The fun of being a parent


We haven't posted here in awhile, so I figured I'd talk about this morning - because, after all, a "random morning" is a pretty good way to figure out how parenthood is treating us, right?



  • Alarm goes off at some ungodly hour

  • Walk, feed dogs

  • Lie back down

  • Duffy: "I'll get up to run as soon as I get CJ back to sleep".

  • *whoosh*

  • Duffy: "Aaaaaaagh"

  • Me: "What the hell happened?"

  • Wife: "He puked on me!"

  • Me (getting up for paper towels): "That sucks"

  • Wife: "It's in my ear!"

  • Son: pukes all over bed

  • Me (picking up son): "let's change you"

  • Son: pukes all over me

  • Me (under breath): "Lovely"

  • Daughter: starts laughing maniacally

  • Duffy runs into the shower to clean the puke from her hair/ear


So, that was this morning in Casa de Batzer. The fun started at 4:20 when the alarm went off...by 5:30, Duffy admitted that she was too frustrated to work out (and, besides, she had already showered, so what was the point?), and since I knew I wasn't going to get back to sleep, I went downstairs to spin.

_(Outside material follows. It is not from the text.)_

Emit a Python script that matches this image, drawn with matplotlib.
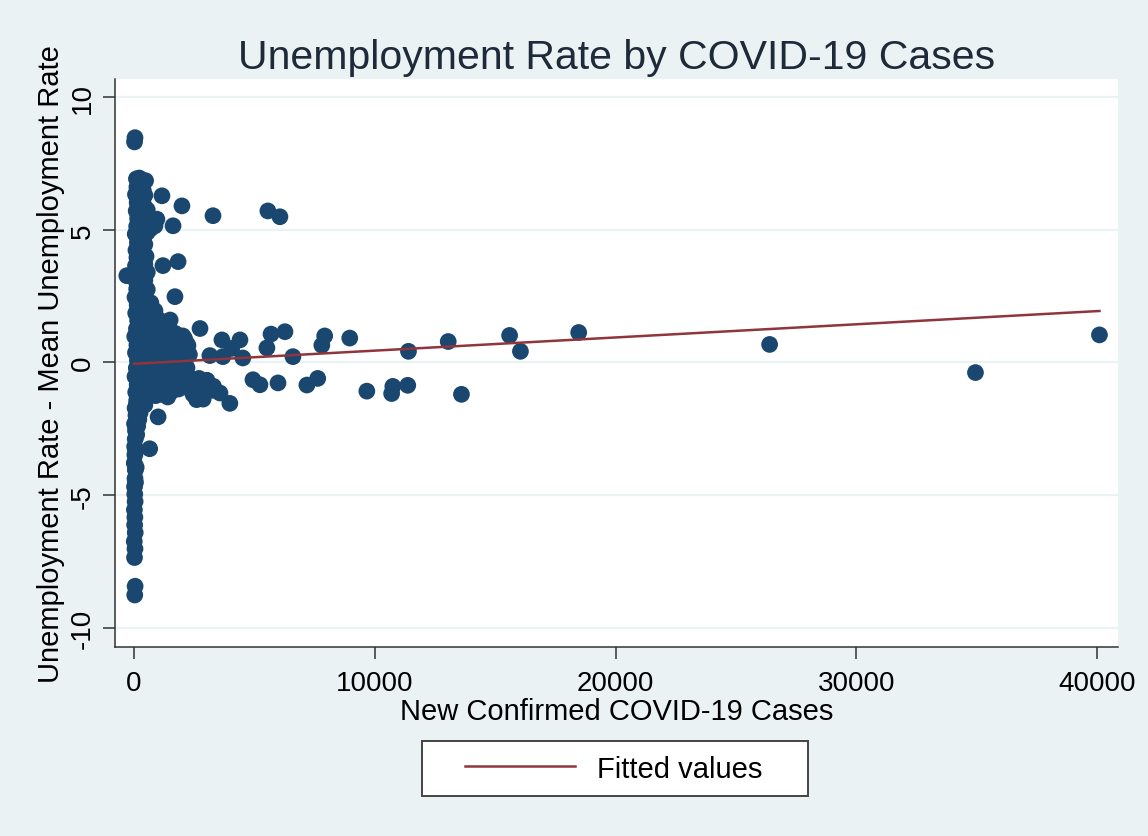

Since we haven't posted here in awhile, some updates are in order.



  • CJ is up and running around . . . has been since he was 10 months old, but he's getting more & more sure on his feet every day.

  • Leila is doing a whole lot of rocking on her hands & knees, and if you turn your back on her, she mysteriously moves across the room. I'm not sure if she's crawling, but she can get where she wants to go, as long as you're not looking at her.

  • CJ is saying an isolated word or two. For example, the other day I went to change his diaper pointed at myself, said "I'm daddy" and then pointed at him and said "and you're CJ." CJ then pointed at himself and said, clearly "Ceej". Duffy said that, yesterday, when she went to change his diaper, he said "diaper" from the changing table.

  • Leila babbles incessantly, but doesn't say much outside of "dadadadadada" and "mamamamamama" (and she uses them interchangeably when looking Duffy or me, so I'm not sure there's a whole lot of actual meaning behind them) and "dididididididi" when she's really pissed off.